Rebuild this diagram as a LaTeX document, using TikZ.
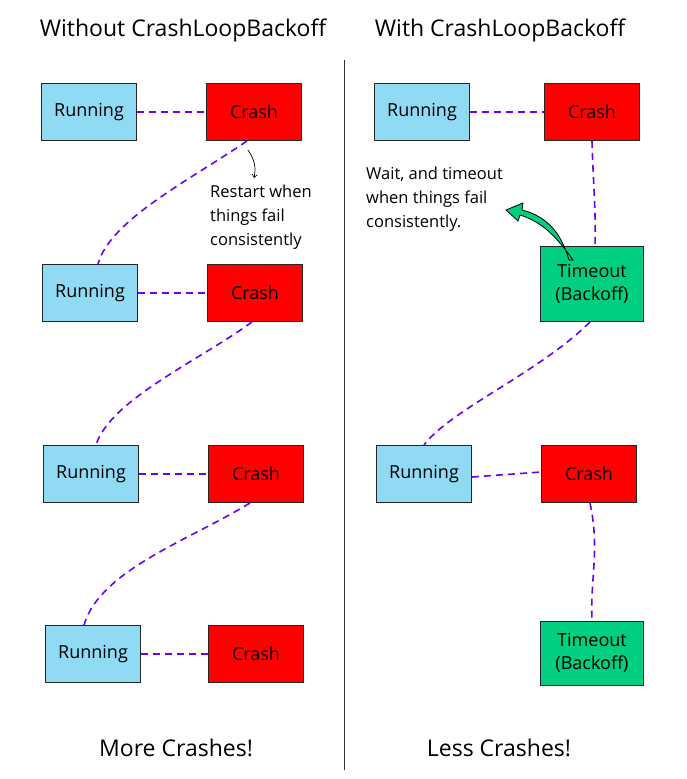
\documentclass[tikz,border=0pt]{standalone}
\usepackage{fontspec}
\setmainfont{Open Sans}
\usetikzlibrary{arrows.meta}
\definecolor{runc}{RGB}{145,218,243}
\definecolor{crashc}{RGB}{255,0,0}
\definecolor{toc}{RGB}{0,206,128}
\definecolor{linkc}{RGB}{106,0,244}
\begin{document}
\begin{tikzpicture}[x=1pt,y=-1pt,
  box/.style={draw=black!85,line width=0.9pt,minimum width=95pt,minimum height=57pt,inner sep=0pt,font=\fontsize{18}{23}\selectfont},
  runbox/.style={box,fill=runc},
  crashbox/.style={box,fill=crashc},
  tobox/.style={box,fill=toc,minimum width=103pt,align=center},
  link/.style={draw=linkc,line width=1.6pt,dash pattern=on 7pt off 5pt},
  note/.style={font=\fontsize{16.5}{24}\selectfont,align=left,anchor=north west,inner sep=0pt},
  title/.style={font=\fontsize{23}{26}\selectfont}]
\useasboundingbox (0,0) rectangle (686,779);
% titles
\node[title] (t1) at (183,30) {Without CrashLoopBackoff};
\node[title] (t2) at (500,30) {With CrashLoopBackoff};
\node[title] (b1) at (176,748) {More Crashes!};
\node[title] (b2) at (499,748) {Less Crashes!};
\draw[black!80,line width=0.8pt] (344,60) -- (344,770);
% left column
\node[runbox] (r1) at (89,112) {Running};
\node[crashbox] (c1) at (254,112) {Crash};
\node[runbox] (r2) at (90,293) {Running};
\node[crashbox] (c2) at (255,293) {Crash};
\node[runbox] (r3) at (91,474) {Running};
\node[crashbox] (c3) at (256,474) {Crash};
\node[runbox] (r4) at (93,654) {Running};
\node[crashbox] (c4) at (256,654) {Crash};
% right column
\node[runbox] (rr1) at (422,112) {Running};
\node[crashbox] (rc1) at (592,112) {Crash};
\node[tobox,minimum height=75pt] (to1) at (592,284) {Timeout\\(Backoff)};
\node[runbox] (rr2) at (424,474) {Running};
\node[crashbox] (rc2) at (589,474) {Crash};
\node[tobox,minimum height=64pt] (to2) at (592,653) {Timeout\\(Backoff)};
% links left
\draw[link] (r1.east) -- (c1.west);
\draw[link] (r2.east) -- (c2.west);
\draw[link] (r3.east) -- (c3.west);
\draw[link] (r4.east) -- (c4.west);
\draw[link] ([xshift=-7pt]c1.south) .. controls (190,180) and (110,220) .. ([xshift=8pt]r2.north);
\draw[link] ([xshift=-3pt]c2.south) .. controls (200,360) and (110,400) .. ([xshift=5pt]r3.north);
\draw[link] ([xshift=-6pt]c3.south) .. controls (190,540) and (100,570) .. ([xshift=-9pt]r4.north);
% links right
\draw[link] (rr1.east) -- (rc1.west);
\draw[link] ([yshift=-3pt]rr2.east) -- ([yshift=2pt]rc2.west);
\draw[link] (rc1.south) .. controls (593,180) and (596,210) .. ([xshift=3pt]to1.north);
\draw[link] ([xshift=-2pt]to1.south) .. controls (540,372) and (450,410) .. (rr2.north);
\draw[link] ([xshift=1pt]rc2.south) .. controls (600,550) and (590,580) .. (to2.north);
% annotations
\node[note] (n1) at (210,185) {Restart when\\things fail\\consistently};
\coordinate (a1s) at (248,150);
\draw[black,line width=0.7pt,-{Straight Barb[length=3pt,width=5pt]}] (a1s) .. controls (255,160) and (256,168) .. (254,178);
\node[note] (n2) at (366,167) {Wait, and timeout\\when things fail\\consistently.};
\draw[black,line width=0.8pt,fill=toc] (569,260) .. controls (561,232) and (546,216) .. (522,210)
  -- (523,203) -- (506,210) -- (518,221) -- (520,215)
  .. controls (542,222) and (556,236) .. (573,260) -- cycle;
\end{tikzpicture}
\end{document}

* [Instructions to follow]:
Write out the listing word for word, omitting the pictures it holds.

* [Response to the task]:
Rebuild this diagram as a LaTeX document, using TikZ.
\documentclass[tikz,border=0pt]{standalone}
\usepackage{fontspec}
\setmainfont{Open Sans}
\usetikzlibrary{arrows.meta}
\definecolor{runc}{RGB}{145,218,243}
\definecolor{crashc}{RGB}{255,0,0}
\definecolor{toc}{RGB}{0,206,128}
\definecolor{linkc}{RGB}{106,0,244}
\begin{document}
\begin{tikzpicture}[x=1pt,y=-1pt,
  box/.style={draw=black!85,line width=0.9pt,minimum width=95pt,minimum height=57pt,inner sep=0pt,font=\fontsize{18}{23}\selectfont},
  runbox/.style={box,fill=runc},
  crashbox/.style={box,fill=crashc},
  tobox/.style={box,fill=toc,minimum width=103pt,align=center},
  link/.style={draw=linkc,line width=1.6pt,dash pattern=on 7pt off 5pt},
  note/.style={font=\fontsize{16.5}{24}\selectfont,align=left,anchor=north west,inner sep=0pt},
  title/.style={font=\fontsize{23}{26}\selectfont}]
\useasboundingbox (0,0) rectangle (686,779);
% titles
\node[title] (t1) at (183,30) {Without CrashLoopBackoff};
\node[title] (t2) at (500,30) {With CrashLoopBackoff};
\node[title] (b1) at (176,748) {More Crashes!};
\node[title] (b2) at (499,748) {Less Crashes!};
\draw[black!80,line width=0.8pt] (344,60) -- (344,770);
% left column
\node[runbox] (r1) at (89,112) {Running};
\node[crashbox] (c1) at (254,112) {Crash};
\node[runbox] (r2) at (90,293) {Running};
\node[crashbox] (c2) at (255,293) {Crash};
\node[runbox] (r3) at (91,474) {Running};
\node[crashbox] (c3) at (256,474) {Crash};
\node[runbox] (r4) at (93,654) {Running};
\node[crashbox] (c4) at (256,654) {Crash};
% right column
\node[runbox] (rr1) at (422,112) {Running};
\node[crashbox] (rc1) at (592,112) {Crash};
\node[tobox,minimum height=75pt] (to1) at (592,284) {Timeout\\(Backoff)};
\node[runbox] (rr2) at (424,474) {Running};
\node[crashbox] (rc2) at (589,474) {Crash};
\node[tobox,minimum height=64pt] (to2) at (592,653) {Timeout\\(Backoff)};
% links left
\draw[link] (r1.east) -- (c1.west);
\draw[link] (r2.east) -- (c2.west);
\draw[link] (r3.east) -- (c3.west);
\draw[link] (r4.east) -- (c4.west);
\draw[link] ([xshift=-7pt]c1.south) .. controls (190,180) and (110,220) .. ([xshift=8pt]r2.north);
\draw[link] ([xshift=-3pt]c2.south) .. controls (200,360) and (110,400) .. ([xshift=5pt]r3.north);
\draw[link] ([xshift=-6pt]c3.south) .. controls (190,540) and (100,570) .. ([xshift=-9pt]r4.north);
% links right
\draw[link] (rr1.east) -- (rc1.west);
\draw[link] ([yshift=-3pt]rr2.east) -- ([yshift=2pt]rc2.west);
\draw[link] (rc1.south) .. controls (593,180) and (596,210) .. ([xshift=3pt]to1.north);
\draw[link] ([xshift=-2pt]to1.south) .. controls (540,372) and (450,410) .. (rr2.north);
\draw[link] ([xshift=1pt]rc2.south) .. controls (600,550) and (590,580) .. (to2.north);
% annotations
\node[note] (n1) at (210,185) {Restart when\\things fail\\consistently};
\coordinate (a1s) at (248,150);
\draw[black,line width=0.7pt,-{Straight Barb[length=3pt,width=5pt]}] (a1s) .. controls (255,160) and (256,168) .. (254,178);
\node[note] (n2) at (366,167) {Wait, and timeout\\when things fail\\consistently.};
\draw[black,line width=0.8pt,fill=toc] (569,260) .. controls (561,232) and (546,216) .. (522,210)
  -- (523,203) -- (506,210) -- (518,221) -- (520,215)
  .. controls (542,222) and (556,236) .. (573,260) -- cycle;
\end{tikzpicture}
\end{document}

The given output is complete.